On top of that, overcrowding made it difficult for train conductors to collect fares, Lee says

"I am absolutely certain we are undercounting [passenger numbers]. It could be a couple of million under. That is lost revenue."

The total amount of missing money is impossible to calculate at present but the Auckland Regional Transport Authority is looking at installing ticket gate technology in a few years' time.

ARTA chief executive Fergus Gammie describes passenger numbers as "excellent", although he also admits the surge in growth can be a problem.

"It means Aucklanders are having to cope with the types of crowding on trains that are customary on peak services overseas," says Gammie.
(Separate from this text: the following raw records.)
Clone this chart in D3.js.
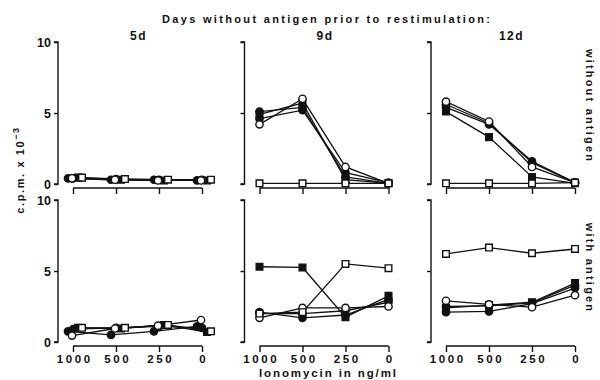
<!DOCTYPE html>
<html><head><meta charset="utf-8">
<script src="https://cdn.jsdelivr.net/npm/d3@7"></script>
<style>
body{margin:0;background:#fff}
svg{display:block}
text{font-family:"Liberation Sans",Arial,Helvetica,sans-serif;font-weight:bold;fill:#111}
</style>
</head><body><svg id="c" width="600" height="380"></svg>
<script>
const doses = ["1000","500","250","0"];
const days = ["5d","9d","12d"];
const conditions = ["without antigen","with antigen"];
const yTicks = [0,5,10];
const titleText = "Days without antigen prior to restimulation:";
const xTitle = "Ionomycin in ng/ml";
// series order: S1 filled circle, S2 filled square, S3 filled circle, S4 open circle, S5 open square
const seriesSymbol = ["circle","square","circle","circle","square"];
const seriesFilled = [true,true,true,false,false];

// c.p.m. x 10^-3, one row per series, columns follow doses
const without5d = [
  [0.40,0.30,0.30,0.25],
  [0.45,0.30,0.25,0.25],
  [0.40,0.35,0.30,0.30],
  [0.40,0.30,0.25,0.25],
  [0.45,0.35,0.30,0.30]
];
const without9d = [
  [5.1,5.4,0.5,0.05],
  [4.9,5.7,0.3,0.05],
  [4.6,5.2,0.8,0.10],
  [4.2,6.0,1.2,0.05],
  [0.05,0.05,0.05,0.05]
];
const without12d = [
  [5.4,4.2,1.6,0.10],
  [5.1,3.3,0.5,0.05],
  [5.6,4.3,1.5,0.10],
  [5.8,4.4,1.2,0.10],
  [0.05,0.05,0.05,0.10]
];
const with5d = [
  [0.75,0.50,0.75,1.10],
  [1.00,0.95,1.20,0.70],
  [0.90,1.00,1.10,1.00],
  [0.45,0.95,1.15,1.55],
  [1.00,1.00,1.20,0.75]
];
const with9d = [
  [2.1,1.7,1.9,3.0],
  [5.3,5.25,1.75,3.25],
  [2.0,2.0,2.2,2.8],
  [1.7,2.4,2.4,2.5],
  [2.0,2.1,5.5,5.2]
];
const with12d = [
  [2.1,2.15,2.7,3.8],
  [2.4,2.6,2.8,4.15],
  [2.5,2.55,2.75,4.0],
  [2.9,2.65,2.45,3.3],
  [6.2,6.65,6.25,6.55]
];
const panels = [[without5d,without9d,without12d],[with5d,with9d,with12d]];

// layout
const colLeft = [73, 259.5, 446], colWidth = 129;
const rowY0 = [184, 342], rowY10 = [42, 200];
const jitter5d = [-5, 5, 0, -1, 9];

const svg = d3.select("#c");

svg.append("text").attr("x",162).attr("y",23).attr("font-size",11)
  .attr("textLength",328).attr("lengthAdjust","spacing").text(titleText);

days.forEach((d,ci)=>{
  svg.append("text").attr("x",colLeft[ci]+colWidth/2+1).attr("y",40)
    .attr("text-anchor","middle").attr("font-size",12).attr("letter-spacing",1.5).text(d);
});

conditions.forEach((c,ri)=>{
  const cy = ri===0 ? 106 : 268;
  svg.append("text").attr("transform",`translate(586,${cy}) rotate(90)`)
    .attr("text-anchor","middle").attr("font-size",11).attr("letter-spacing",2.2).text(c);
});

// y-axis title
const yl = svg.append("text").attr("transform","translate(24,170) rotate(-90)")
  .attr("text-anchor","middle").attr("font-size",11).attr("letter-spacing",1.6);
yl.append("tspan").text("c.p.m. x 10");
yl.append("tspan").attr("dy",-5).attr("font-size",9).text("−3");

svg.append("text").attr("x",259).attr("y",377).attr("font-size",11.5)
  .attr("textLength",137).attr("lengthAdjust","spacing").text(xTitle);

const sym = {circle:d3.symbolCircle, square:d3.symbolSquare};

panels.forEach((row,ri)=>{
  row.forEach((data,ci)=>{
    const x = d3.scalePoint().domain(doses).range([colLeft[ci], colLeft[ci]+colWidth]);
    const y = d3.scaleLinear().domain([0,10]).range([rowY0[ri], rowY10[ri]]);
    const axX = colLeft[ci]-15;
    const g = svg.append("g");

    // y axis
    const ya = g.append("g").attr("transform",`translate(${axX},0)`)
      .call(d3.axisLeft(y).tickValues(yTicks).tickSize(4).tickPadding(3)
        .tickFormat(ci===0 ? d3.format("d") : ""));
    ya.select(".domain").attr("d",`M-4,${y(10)}H0V${y(0)}H-4`).attr("stroke","#111").attr("stroke-width",1.4);
    ya.selectAll(".tick line").attr("stroke","#111").attr("stroke-width",1.4);
    ya.selectAll(".tick text").attr("font-size",12.5).attr("fill","#111")
      .style("font-family",'"Liberation Sans",Arial,sans-serif').style("font-weight","bold");

    // x axis
    const xa = g.append("g").attr("transform",`translate(0,${rowY0[ri]+4})`)
      .call(d3.axisBottom(x).tickSize(6).tickPadding(3).tickFormat(ri===1 ? (t=>t) : ""));
    xa.select(".domain").attr("d",`M${x(doses[0])},0H${x(doses[3])}`).attr("stroke","#111").attr("stroke-width",1.4);
    xa.selectAll(".tick line").attr("stroke","#111").attr("stroke-width",1.4);
    xa.selectAll(".tick text").attr("font-size",11.5).attr("fill","#111").attr("letter-spacing",2.6)
      .attr("dx",1.3)
      .style("font-family",'"Liberation Sans",Arial,sans-serif').style("font-weight","bold");

    const off = si => ci===0 ? jitter5d[si] : 0;
    const line = si => d3.line().x((v,i)=>x(doses[i])+off(si)).y(v=>y(v));

    // lines first
    data.forEach((vals,si)=>{
      g.append("path").datum(vals).attr("d",line(si)).attr("fill","none")
        .attr("stroke","#111").attr("stroke-width",1.3);
    });
    // markers: filled first, then open
    const order = [0,2,1,3,4];
    order.forEach(si=>{
      const vals = data[si];
      const isSq = seriesSymbol[si]==="square";
      g.selectAll(null).data(vals).enter().append("path")
        .attr("transform",(v,i)=>`translate(${x(doses[i])+off(si)},${y(v)})`)
        .attr("d",d3.symbol().type(sym[seriesSymbol[si]]).size(isSq?44:42))
        .attr("fill",seriesFilled[si]?"#111":"#fff")
        .attr("stroke","#111").attr("stroke-width",1.4);
    });
  });
});
</script>
</body></html>
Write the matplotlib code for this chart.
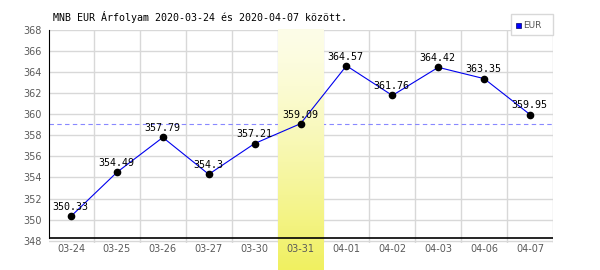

"New Zealanders like their personal space when travelling on public transport, but it comes at a cost. The reality of peak time train travel as experienced in Sydney and Melbourne is that standing is commonplace."

Public transport doesn't come cheap. Total public funding for Auckland's bus, train and ferry services is more than $146 million, half of which is paid by ratepayers and half by taxpayers. Half of the average regional council rates bill goes to funding public transport.

Gammie says two new trains are due to be delivered in the next couple of months, with another six on order for next year. Long term, the development of the network includes electrification of the lines.

Bus services, while not experiencing the huge increase in patronage of rail, are also stretched in places. Park-and-ride facilities on the North Shore are full each morning, with reports motorists have found it impossible to find parking space and have resorted to leaving cars on side roads.

"That's absolutely right," says Lee. "It's a problem. We need to build more park and rides. For God's sake, we have to provide a public service."

Lambert denies ARTA has been taken by surprise with the popularity of park and ride. He says it is talking with North Shore City Council about short-term expansion of car parks, but the ultimate goal is to get people on to public transport nearer their homes. "The answer is not to keep building huge carparks."

Cameron Pitches, lobbyist for the Campaign for Better Transport, says commuters are "frustrated" over the park-and-ride problems and the obvious lack of cohesion between bus and train services.

"They need to look at how buses and trains integrate. There are too many bus operators taking circuitous routes around train stations and not being there at the right times."

Pitches says the biggest frustration for commuters is the unreliability of bus services.

But it's not all bad news. Pitches says the Northern Busway, which opened in February, is largely responsible for reducing traffic on the Auckland Harbour Bridge by 6 per cent.

Lee claims a bigger problem for the city is empty buses on many routes. Bus companies will receive $93 million of public money this financial year, double the amount of five years ago, yet patronage has improved little in that time.

Wellington, Christchurch and Dunedin transport authorities have all raised fares in the past two months, and Auckland will do the same sometime in the New Year.

Lee admits there is a lot of work to do to bring Auckland's public transport up to speed.

One of the key projects to achieve this is the proposed underground rail loop connecting Britomart to Wellesley St, K Rd and Mt Eden.

"When we get an underground you can say Auckland is a world-class city," says Lee. "Until that happens, we are not."